If you look on the Pantone website you'll find some videos that explain (and extol the virtues of!) the system. Note that the solid colors are specified as "formula guides." That's because the colors are specified as exact mixing "recipes" of the standard Pantone base inks (14 of them), so that what the printer gives you will match what's in the Pantone swatch book.
In many cases, particularly stationery, the printing is done using only two or three exact colors: generally black plus one or two spot colors. A two-color job is often less expensive, and always more accurate, than a CMYK rendition of the same thing. This is the norm for stationery printing, and small shops catering to that market quite often won't even have a 4-color press.
If you are working in InDesign or Illustrator, you can select colors from the Pantone Solid Coated or Uncoated ranges for your artwork. It is very important, though, to keep "Overprint Preview" turned on while working with them, so you get an accurate rendition on screen of what will hit the paper when it's printed. This is particularly important if there's any transparency in your layout.
If you plan to work with Pantone solids, you should definitely buy swatch books for the colors you're likely to use. There are separate books for metallics and "pastels and neons". Don't rely on your monitor, no matter how well it's calibrated.
Spot colors are premixed ink. It will often print more precisely than CMYK, since the CMYK color space has some limitations in the range of colors it can produce.
Sometimes CMYK colors are muddier or darker than spot, but it depends on the color.
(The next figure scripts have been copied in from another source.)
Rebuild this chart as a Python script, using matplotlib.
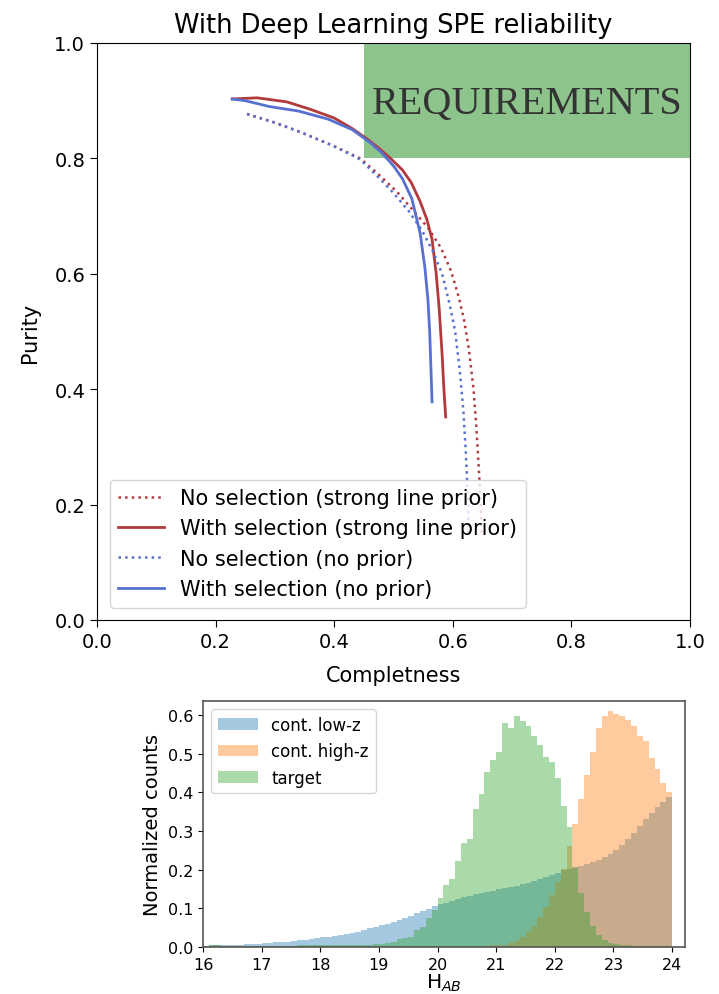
import numpy as np
import matplotlib.pyplot as plt
from matplotlib.patches import Rectangle

# ---- curva pureza / completitud ----
comp_sel_strong = [0.228, 0.27, 0.32, 0.36, 0.40, 0.43, 0.455, 0.475, 0.495, 0.515, 0.530,
                   0.545, 0.556, 0.565, 0.572, 0.577, 0.582, 0.585, 0.588]
pur_sel_strong = [0.903, 0.905, 0.898, 0.885, 0.870, 0.852, 0.834, 0.818, 0.800, 0.780, 0.758,
                  0.725, 0.695, 0.660, 0.600, 0.540, 0.460, 0.400, 0.352]

comp_sel_none = [0.228, 0.25, 0.29, 0.34, 0.39, 0.43, 0.46, 0.48, 0.50, 0.515, 0.531,
                 0.545, 0.553, 0.558, 0.561, 0.563, 0.565]
pur_sel_none = [0.903, 0.900, 0.890, 0.882, 0.868, 0.850, 0.828, 0.810, 0.787, 0.765, 0.730,
                0.670, 0.610, 0.556, 0.500, 0.440, 0.378]

comp_nosel_strong = [0.253, 0.30, 0.342, 0.398, 0.444, 0.475, 0.506, 0.533, 0.558, 0.580,
                     0.597, 0.610, 0.619, 0.627, 0.635, 0.640, 0.644, 0.647, 0.649]
pur_nosel_strong = [0.877, 0.862, 0.846, 0.822, 0.800, 0.772, 0.742, 0.710, 0.680, 0.645,
                    0.605, 0.560, 0.520, 0.470, 0.400, 0.330, 0.260, 0.200, 0.150]

comp_nosel_none = [0.253, 0.30, 0.342, 0.398, 0.444, 0.472, 0.500, 0.527, 0.548, 0.566,
                   0.582, 0.594, 0.604, 0.612, 0.618, 0.622, 0.625, 0.627]
pur_nosel_none = [0.877, 0.862, 0.846, 0.822, 0.798, 0.770, 0.740, 0.707, 0.675, 0.640,
                  0.600, 0.550, 0.500, 0.430, 0.360, 0.290, 0.220, 0.150]

# ---- histogramas H_AB (bins de 0.1 entre 16 y 24) ----
bordes = np.round(np.arange(16.0, 24.05, 0.1), 2)

low_z = [0.003, 0.004, 0.004, 0.005, 0.005, 0.006, 0.006, 0.007, 0.008, 0.009,
         0.010, 0.011, 0.012, 0.013, 0.014, 0.016, 0.018, 0.019, 0.021, 0.023,
         0.025, 0.027, 0.029, 0.031, 0.034, 0.037, 0.040, 0.044, 0.048, 0.052,
         0.056, 0.060, 0.065, 0.070, 0.075, 0.081, 0.087, 0.093, 0.099, 0.105,
         0.110, 0.115, 0.120, 0.124, 0.128, 0.132, 0.136, 0.140, 0.143, 0.146,
         0.149, 0.152, 0.155, 0.158, 0.162, 0.166, 0.170, 0.175, 0.180, 0.186,
         0.192, 0.198, 0.202, 0.206, 0.210, 0.214, 0.220, 0.226, 0.233, 0.241,
         0.252, 0.265, 0.280, 0.296, 0.313, 0.330, 0.347, 0.362, 0.376, 0.388]

high_z = [0.002] * 40 + \
         [0.002, 0.002, 0.002, 0.002, 0.002, 0.003, 0.003, 0.003, 0.003, 0.004,
          0.004, 0.006, 0.010, 0.015, 0.027, 0.042, 0.055, 0.077, 0.103, 0.134,
          0.167, 0.201, 0.262, 0.318, 0.383, 0.445, 0.505, 0.566, 0.596, 0.609,
          0.603, 0.598, 0.588, 0.571, 0.545, 0.532, 0.489, 0.459, 0.424, 0.402]

target = [0.001, 0.004, 0.004, 0.003, 0.003, 0.003, 0.003, 0.003, 0.003, 0.003,
          0.003, 0.003, 0.003, 0.003, 0.003, 0.003, 0.004, 0.004, 0.004, 0.004,
          0.004, 0.004, 0.004, 0.005, 0.005, 0.005, 0.006, 0.006, 0.006, 0.007,
          0.008, 0.010, 0.014, 0.020, 0.024, 0.027, 0.045, 0.052, 0.075, 0.095,
          0.127, 0.160, 0.176, 0.222, 0.269, 0.279, 0.357, 0.395, 0.453, 0.483,
          0.503, 0.579, 0.565, 0.596, 0.585, 0.572, 0.546, 0.523, 0.490, 0.477,
          0.437, 0.365, 0.311, 0.205, 0.140, 0.090, 0.055, 0.032, 0.018, 0.011,
          0.007, 0.005, 0.004, 0.003, 0.003, 0.002, 0.002, 0.002, 0.002, 0.002]

rojo = '#b23a3c'
azul = '#5671d0'

fig = plt.figure(figsize=(7.19, 9.95), dpi=100)

# Panel superior
ax = fig.add_axes([97/719, 1 - 621/995, 593/719, 577/995])
ax.add_patch(Rectangle((0.45, 0.8), 0.55, 0.2, facecolor='#8cc48c', edgecolor='none', zorder=0))
ax.text(0.725, 0.895, 'REQUIREMENTS', family='Liberation Serif', fontsize=29,
        color='#333333', ha='center', va='center', zorder=1)
ax.plot(comp_nosel_strong, pur_nosel_strong, ':', color=rojo, lw=1.8,
        label='No selection (strong line prior)')
ax.plot(comp_sel_strong, pur_sel_strong, '-', color=rojo, lw=2,
        label='With selection (strong line prior)')
ax.plot(comp_nosel_none, pur_nosel_none, ':', color=azul, lw=1.8,
        label='No selection (no prior)')
ax.plot(comp_sel_none, pur_sel_none, '-', color=azul, lw=2,
        label='With selection (no prior)')
ax.set_xlim(0, 1)
ax.set_ylim(0, 1)
ax.set_xticks([0, 0.2, 0.4, 0.6, 0.8, 1.0])
ax.set_yticks([0, 0.2, 0.4, 0.6, 0.8, 1.0])
ax.tick_params(labelsize=14, length=5)
ax.set_xlabel('Completness', fontsize=15, labelpad=10)
ax.set_ylabel('Purity', fontsize=15, labelpad=10)
ax.set_title('With Deep Learning SPE reliability', fontsize=18.5, pad=8)
ax.legend(loc='lower left', fontsize=15, handlelength=2.2, borderaxespad=0.6)

# Panel inferior
ax2 = fig.add_axes([203/719, 1 - 948/995, 482/719, 246/995])
centros = bordes[:-1] + 0.05
ax2.hist(centros, bins=bordes, weights=low_z, color='C0', alpha=0.4, label='cont. low-z')
ax2.hist(centros, bins=bordes, weights=high_z, color='C1', alpha=0.4, label='cont. high-z')
ax2.hist(centros, bins=bordes, weights=target, color='C2', alpha=0.4, label='target')
ax2.set_xlim(16, 24.22)
ax2.set_ylim(0, 0.636)
ax2.set_xticks(range(16, 25))
ax2.set_yticks([0, 0.1, 0.2, 0.3, 0.4, 0.5, 0.6])
ax2.tick_params(labelsize=11.5)
ax2.set_xlabel('H$_{AB}$', fontsize=14.5, labelpad=0)
ax2.set_ylabel('Normalized counts', fontsize=14)
for s in ax2.spines.values():
    s.set_color('#555555')
    s.set_linewidth(1.2)
ax2.legend(loc='upper left', fontsize=12, handlelength=2.4)

fig.savefig('out.png', dpi=100)
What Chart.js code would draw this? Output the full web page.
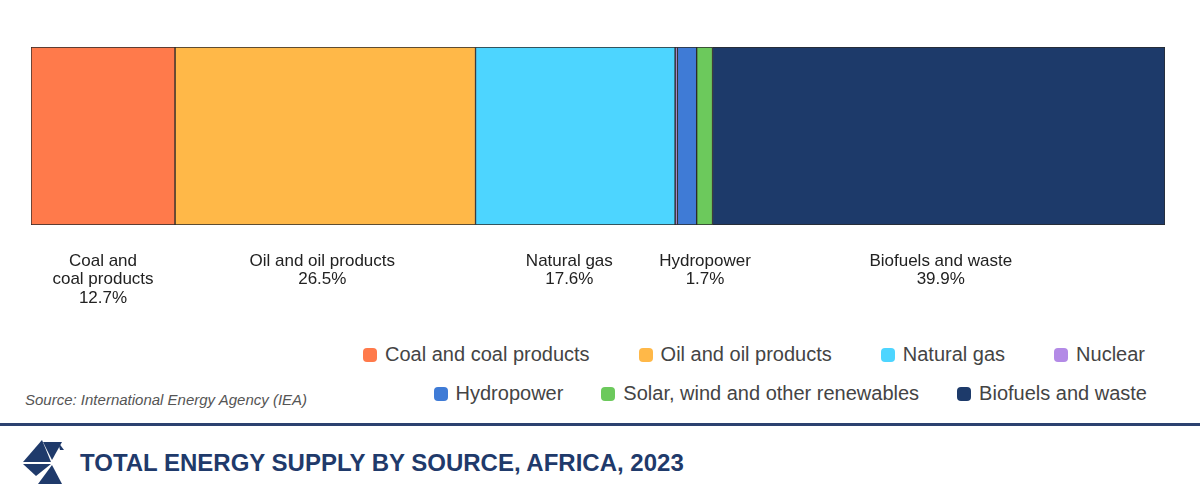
<!DOCTYPE html>
<html>
<head>
<meta charset="utf-8">
<script src="https://cdn.jsdelivr.net/npm/chart.js@4/dist/chart.umd.min.js"></script>
<style>
  html, body { margin: 0; padding: 0; background: #fff; }
  body { width: 1200px; height: 499px; position: relative; overflow: hidden; font-family: "Liberation Sans", Arial, sans-serif; }
  #chart-wrap { position: absolute; left: 0; top: 0; width: 1200px; height: 320px; }
  .legend-row { position: absolute; display: flex; align-items: center; font-size: 20px; color: #444; }
  .legend-item { display: flex; align-items: center; white-space: nowrap; }
  .legend-item i { display: inline-block; width: 14px; height: 14px; border-radius: 4px; margin-right: 8px; }
  #legend-1 { top: 343px; right: 55px; gap: 49px; }
  #legend-2 { top: 382px; right: 53px; gap: 38px; }
  #source { position: absolute; left: 25px; top: 391px; font-size: 15px; font-style: italic; color: #555; }
  #rule { position: absolute; left: 0; top: 423px; width: 1200px; height: 3px; background: #2c4170; }
  #title { position: absolute; left: 80px; top: 449px; font-size: 24px; font-weight: bold; color: #1f3a6b; }
  #logo { position: absolute; left: 22px; top: 440px; }
</style>
</head>
<body>
<div id="chart-wrap"><canvas id="energy-chart"></canvas></div>
<div class="legend-row" id="legend-1"></div>
<div class="legend-row" id="legend-2"></div>
<div id="source">Source: International Energy Agency (IEA)</div>
<div id="rule"></div>
<svg id="logo" width="42" height="46" viewBox="0 0 42 46">
  <polygon points="20,0 1,22 29,22" fill="#1f3a6b"/>
  <polygon points="21,2 40,2 30,20" fill="#1f3a6b"/>
  <polygon points="36,2 42,10 38,10" fill="#1f3a6b"/>
  <polygon points="1,24 29,24 14,36" fill="#1f3a6b"/>
  <polygon points="30,25 16,44 40,44" fill="#1f3a6b"/>
</svg>
<div id="title">TOTAL ENERGY SUPPLY BY SOURCE, AFRICA, 2023</div>

<script>
// shares of total energy supply, percent
const sources = ['Coal and coal products', 'Oil and oil products', 'Natural gas', 'Nuclear', 'Hydropower', 'Solar, wind and other renewables', 'Biofuels and waste'];
const shares = [12.7, 26.5, 17.6, 0.2, 1.7, 1.4, 39.9];
const colors = ['#ff7a4b', '#ffb848', '#4dd5ff', '#b38ae6', '#3f7bd6', '#6cc95c', '#1d3a6a'];
// text under the bar (empty = no label)
const barLabels = [['Coal and', 'coal products'], ['Oil and oil products'], ['Natural gas'], [], ['Hydropower'], [], ['Biofuels and waste']];
const labelShift = [0, -3, -6, 0, 18, 0, 2];

// legend rows
const legendRows = [[0, 1, 2, 3], [4, 5, 6]];
legendRows.forEach((row, r) => {
  const box = document.getElementById('legend-' + (r + 1));
  row.forEach(i => {
    const item = document.createElement('div');
    item.className = 'legend-item';
    item.innerHTML = '<i style="background:' + colors[i] + '"></i>' + sources[i];
    box.appendChild(item);
  });
});

const segmentLabels = {
  id: 'segmentLabels',
  afterDatasetsDraw(chart) {
    const { ctx, scales: { x }, chartArea } = chart;
    ctx.save();
    ctx.font = '17px "Liberation Sans", Arial, sans-serif';
    ctx.fillStyle = '#222';
    ctx.textAlign = 'center';
    ctx.textBaseline = 'middle';
    let start = 0;
    shares.forEach((v, i) => {
      const end = start + v;
      if (barLabels[i].length) {
        const cx = (x.getPixelForValue(start) + x.getPixelForValue(end)) / 2 + labelShift[i];
        const lines = barLabels[i].concat([v.toFixed(1) + '%']);
        lines.forEach((t, k) => ctx.fillText(t, cx, chartArea.bottom + 36 + k * 18.5));
      }
      start = end;
    });
    ctx.restore();
  }
};

new Chart(document.getElementById('energy-chart'), {
  type: 'bar',
  data: {
    labels: ['Africa'],
    datasets: sources.map((s, i) => ({
      label: s,
      data: [shares[i]],
      backgroundColor: colors[i],
      borderColor: '#2a2a2a',
      borderWidth: 1,
      borderSkipped: false,
      barPercentage: 1,
      categoryPercentage: 1
    }))
  },
  options: {
    indexAxis: 'y',
    responsive: true,
    maintainAspectRatio: false,
    animation: false,
    layout: { padding: { left: 31, right: 35, top: 47, bottom: 95 } },
    plugins: { legend: { display: false }, tooltip: { enabled: false } },
    scales: {
      x: { stacked: true, min: 0, max: 100, display: false },
      y: { stacked: true, display: false }
    }
  },
  plugins: [segmentLabels]
});
</script>
</body>
</html>
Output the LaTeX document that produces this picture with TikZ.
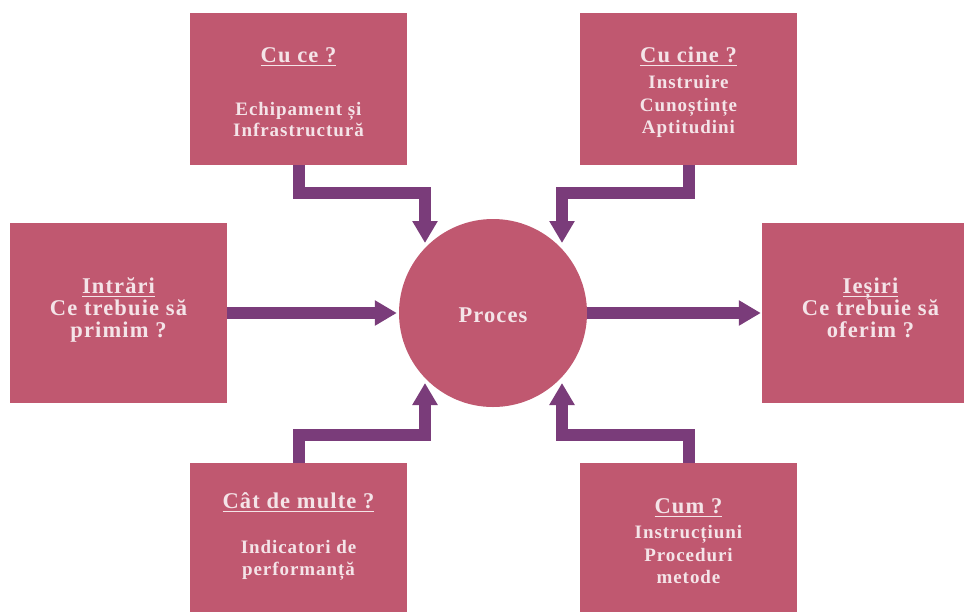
\documentclass[tikz,border=0pt]{standalone}
\usepackage{fontspec}
\setmainfont{Liberation Serif}[LetterSpace=5]
\usetikzlibrary{arrows.meta}
\definecolor{boxfill}{RGB}{192,88,112}
\definecolor{arrowcol}{RGB}{122,60,122}
\definecolor{txtcol}{RGB}{244,228,232}
\newcommand{\myul}[1]{\setbox0\hbox{#1}\rlap{\rule[-3.5pt]{\wd0}{1pt}}\box0}
\tikzset{
  pbox/.style={rectangle, fill=boxfill, draw=none, inner sep=0pt, minimum width=217pt},
  pcirc/.style={circle, fill=boxfill, draw=none, inner sep=0pt, minimum size=188pt},
  conn/.style={draw=arrowcol, line width=12pt, -{Triangle[width=24pt,length=22pt]}},
  bigtxt/.style={anchor=base, inner sep=0pt, text=txtcol, font=\fontsize{22.5}{25}\selectfont\bfseries},
  smalltxt/.style={anchor=base, inner sep=0pt, text=txtcol, font=\fontsize{19}{21}\selectfont\bfseries}
}
\begin{document}
\begin{tikzpicture}[x=1pt,y=-1pt]
\fill[white] (0,0) rectangle (964,611);
\useasboundingbox (0,0) rectangle (964,611);
% boxes
\node[pbox, minimum height=152pt] (cuce) at (298.5,89) {};
\node[pbox, minimum height=152pt] (cucine) at (688.5,89) {};
\node[pbox, minimum height=180pt] (intrari) at (118.5,313) {};
\node[pbox, minimum height=180pt] (iesiri) at (870.5,313) {};
\node[pbox, minimum height=152pt] (catde) at (298.5,539) {};
\node[pbox, minimum height=152pt] (cum) at (688.5,539) {};
\node[pcirc] (proc) at (493,313) {};
% tips
\coordinate (tipTL) at (425,243);
\coordinate (tipTR) at (562,243);
\coordinate (tipBL) at (425,383);
\coordinate (tipBR) at (562,383);
% connectors
\draw[conn] (cuce.south) -- ++(0,28) -| (tipTL);
\draw[conn] (cucine.south) -- ++(0,28) -| (tipTR);
\draw[conn] (catde.north) -- ++(0,-28) -| (tipBL);
\draw[conn] (cum.north) -- ++(0,-28) -| (tipBR);
\draw[conn] (intrari.east) -- ([xshift=-2pt]proc.west);
\draw[conn] (proc.east) -- ([xshift=-1pt]iesiri.west);
% texts
\node[bigtxt] (tproc) at (493,322) {Proces};
\node[bigtxt] (t1a) at (298.5,62) {\myul{Cu ce ?}};
\node[smalltxt] (t1b) at (298.5,115) {Echipament și};
\node[smalltxt] (t1c) at (298.5,136) {Infrastructură};
\node[bigtxt] (t2a) at (688.5,62) {\myul{Cu cine ?}};
\node[smalltxt] (t2b) at (688.5,88) {Instruire};
\node[smalltxt] (t2c) at (688.5,111) {Cunoștințe};
\node[smalltxt] (t2d) at (688.5,133) {Aptitudini};
\node[bigtxt] (t3a) at (118.5,293) {\myul{Intrări}};
\node[bigtxt] (t3b) at (118.5,315) {Ce trebuie să};
\node[bigtxt] (t3c) at (118.5,337) {primim ?};
\node[bigtxt] (t4a) at (870.5,293) {\myul{Ieșiri}};
\node[bigtxt] (t4b) at (870.5,315) {Ce trebuie să};
\node[bigtxt] (t4c) at (870.5,337) {oferim ?};
\node[bigtxt] (t5a) at (298.5,508) {\myul{Cât de multe ?}};
\node[smalltxt] (t5b) at (298.5,553) {Indicatori de};
\node[smalltxt] (t5c) at (298.5,575) {performanță};
\node[bigtxt] (t6a) at (688.5,513) {\myul{Cum ?}};
\node[smalltxt] (t6b) at (688.5,538) {Instrucțiuni};
\node[smalltxt] (t6c) at (688.5,561) {Proceduri};
\node[smalltxt] (t6d) at (688.5,583) {metode};
\end{tikzpicture}
\end{document}
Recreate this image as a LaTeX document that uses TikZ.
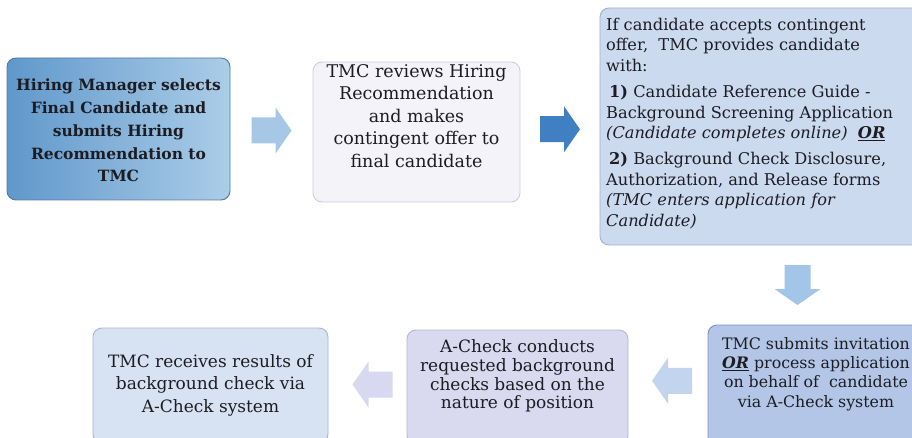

Certain colors like metallics and some pastels can't be reproduced in CMYK and must be printed spot.
If it's a color which is possible to reproduce in CMYK, the main benefit of spot is color accuracy. This could be for a corporate color, like Coca-Cola Red or IBM Blue. Printing a color in spot, or printing it in a "double hit" (printing it once in CMYK and a second time, the same color, as a spot) can make it pop against a complex layout or on a magazine cover.
Whether you use spot or CMYK depends on your document, your color requirements, and your budget (as it could be a "fifth color" or "fifth plate" on top of the CMYK you're already printing).